Featured Project // 03
プロジェクト
SUPER MARIO BOT V3
Rainbow DQN learns to play NES Mario
A two-part AI system that teaches a neural network to play Super Mario Bros on NES. A Lua script inside the FCEUX emulator controls frame progression, reads memory, and executes inputs. A Python trainer on the GPU side runs a full Rainbow DQN with experience replay, reward calculation, and episode management.
The two halves communicate over WebSocket, passing JSON game state and control payloads back and forth every 4 frames. The agent learns a distance-based reward system with stuck detection and escalating penalties.
This is V3. Versions 1 and 2 taught me what not to do. V3 implements all six components of the Rainbow architecture and actually makes progress through World 1-1.
FCEUX Emulator (Lua)
mario_ai.lua reads NES memory for Mario's position, enemy locations, and game state.
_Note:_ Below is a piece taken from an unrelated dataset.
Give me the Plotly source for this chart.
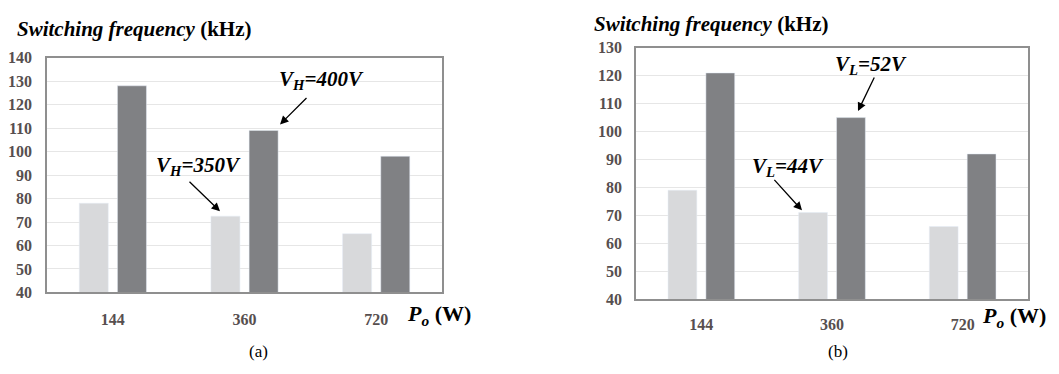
import plotly.graph_objects as go

# Output power categories (W)
power = ["144", "360", "720"]

# (a) high-side voltage sweep: switching frequency in kHz
freq_vh_350 = [78, 72.5, 65]
freq_vh_400 = [128, 109, 98]

# (b) low-side voltage sweep: switching frequency in kHz
freq_vl_44 = [79, 71, 66]
freq_vl_52 = [121, 105, 92]

y_ticks_a = list(range(40, 141, 10))
y_ticks_b = list(range(40, 131, 10))

LIGHT = "#d8d9db"
DARK = "#808184"
SERIF = "Liberation Serif, Times New Roman, serif"
TICK_COLOR = "#574f4f"
FRAME = "#8f8f8f"
GRID = "#e6e6e6"

fig = go.Figure()
fig.add_trace(go.Bar(x=power, y=freq_vh_350, marker_color=LIGHT, xaxis="x", yaxis="y",
                     name="V_H=350V"))
fig.add_trace(go.Bar(x=power, y=freq_vh_400, marker_color=DARK, xaxis="x", yaxis="y",
                     name="V_H=400V"))
fig.add_trace(go.Bar(x=power, y=freq_vl_44, marker_color=LIGHT, xaxis="x2", yaxis="y2",
                     name="V_L=44V"))
fig.add_trace(go.Bar(x=power, y=freq_vl_52, marker_color=DARK, xaxis="x2", yaxis="y2",
                     name="V_L=52V"))

tick_font = dict(family=SERIF, size=16, color=TICK_COLOR, weight="bold")


def bold(values):
    return [f"<b>{v}</b>" for v in values]


def xaxis_style(domain, anchor, standoff):
    return dict(domain=domain, anchor=anchor, type="category",
                tickvals=power, ticktext=bold(power),
                showline=True, linecolor=FRAME, linewidth=1.5, mirror=True,
                showgrid=False, ticks="outside", ticklen=standoff,
                tickcolor="rgba(0,0,0,0)", tickfont=tick_font)


def yaxis_style(domain, anchor, rng, tickvals, standoff):
    return dict(domain=domain, anchor=anchor, range=rng,
                tickvals=tickvals, ticktext=bold(tickvals),
                showline=True, linecolor=FRAME, linewidth=1.5, mirror=True,
                showgrid=True, gridcolor=GRID, gridwidth=1, zeroline=False,
                ticks="outside", ticklen=standoff, tickcolor="rgba(0,0,0,0)",
                tickfont=tick_font)


fig.update_layout(
    width=1059, height=374,
    margin=dict(l=0, r=0, t=0, b=0),
    paper_bgcolor="white", plot_bgcolor="white",
    showlegend=False,
    barmode="group", bargap=0.42, bargroupgap=0.24,
    xaxis=xaxis_style([0.0444, 0.4174], "y", 12),
    yaxis=yaxis_style([0.2032, 0.861], "x", [40, 140], y_ticks_a, 10),
    xaxis2=xaxis_style([0.6006, 0.9707], "y2", 10),
    yaxis2=yaxis_style([0.1845, 0.8885], "x2", [40, 130], y_ticks_b, 9),
)

title_font = dict(family=SERIF, size=21, color="black")
label_font = dict(family=SERIF, size=22, color="black")
note_font = dict(family=SERIF, size=21, color="black")
cap_font = dict(family=SERIF, size=17, color="black")


def px_x(x):
    return x / 1059


def px_y(y):
    return 1 - y / 374


texts = [
    # axis titles
    (15, 22, "<b><i>Switching frequency</i> (kHz)</b>", title_font, "left"),
    (592, 17, "<b><i>Switching frequency</i> (kHz)</b>", title_font, "left"),
    (405, 322, "<b><i>P<sub>o</sub></i> (W)</b>", label_font, "left"),
    (980, 324, "<b><i>P<sub>o</sub></i> (W)</b>", label_font, "left"),
    # panel captions
    (258, 360, "(a)", cap_font, "center"),
    (838, 360, "(b)", cap_font, "center"),
    # series labels
    (321, 75, "<b><i>V<sub>H</sub>=400V</i></b>", note_font, "center"),
    (198, 165, "<b><i>V<sub>H</sub>=350V</i></b>", note_font, "center"),
    (871, 60, "<b><i>V<sub>L</sub>=52V</i></b>", note_font, "center"),
    (788, 167, "<b><i>V<sub>L</sub>=44V</i></b>", note_font, "center"),
]

annotations = []
for x, y, t, f, anchor in texts:
    annotations.append(dict(x=px_x(x), y=px_y(y), xref="paper", yref="paper",
                            text=t, font=f, showarrow=False,
                            xanchor=anchor, yanchor="middle"))

# pointer arrows: tip position and tail offset in pixels
arrows = [
    (280, 122, 28, -28),
    (220, 213, -32, -31),
    (858, 108, 17, -35),
    (802, 212, -29, -32),
]
for x, y, ax, ay in arrows:
    annotations.append(dict(x=px_x(x), y=px_y(y), xref="paper", yref="paper",
                            text="", showarrow=True, ax=ax, ay=ay,
                            arrowhead=2, arrowsize=1.3, arrowwidth=1.3,
                            arrowcolor="black", standoff=0))

fig.update_layout(annotations=annotations)

fig.write_html("out.html")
Advances frames and executes controller inputs received from the trainer.
Python Trainer (GPU)
Receives game state, captures and preprocesses 84x84 grayscale frames into 4-frame stacks, feeds them through the Rainbow DQN, and sends back the chosen action.
Reward Calculation
Distance-based rewards: +1.0/pixel for new max distance, penalties for death and getting stuck. 5-second stuck timeout terminates the episode.
Experience Replay + Learning
Experiences stored in a 50K-slot CPU-based prioritized replay buffer (~10.5GB RAM). Batches of 128 transferred to GPU each training step.
Dueling DQN
Separate value and advantage streams. The network learns which states are valuable independently from which actions matter.
Double DQN
Decoupled action selection and evaluation to reduce Q-value overestimation. Online network picks the action, target network evaluates it.
C51 Distributional
Models the full return distribution with 51 atoms over support [-30, 50] instead of a single expected value. Richer learning signal.
N-step Returns
3-step bootstrapping for faster reward propagation. The agent sees further into the future when computing TD targets.
NoisyNet
State-dependent exploration via learned noise parameters in the linear layers. Replaces naive epsilon-greedy with structured exploration.
Prioritized Replay
Experiences with higher TD error are sampled more frequently. The agent focuses training on the transitions it was most wrong about.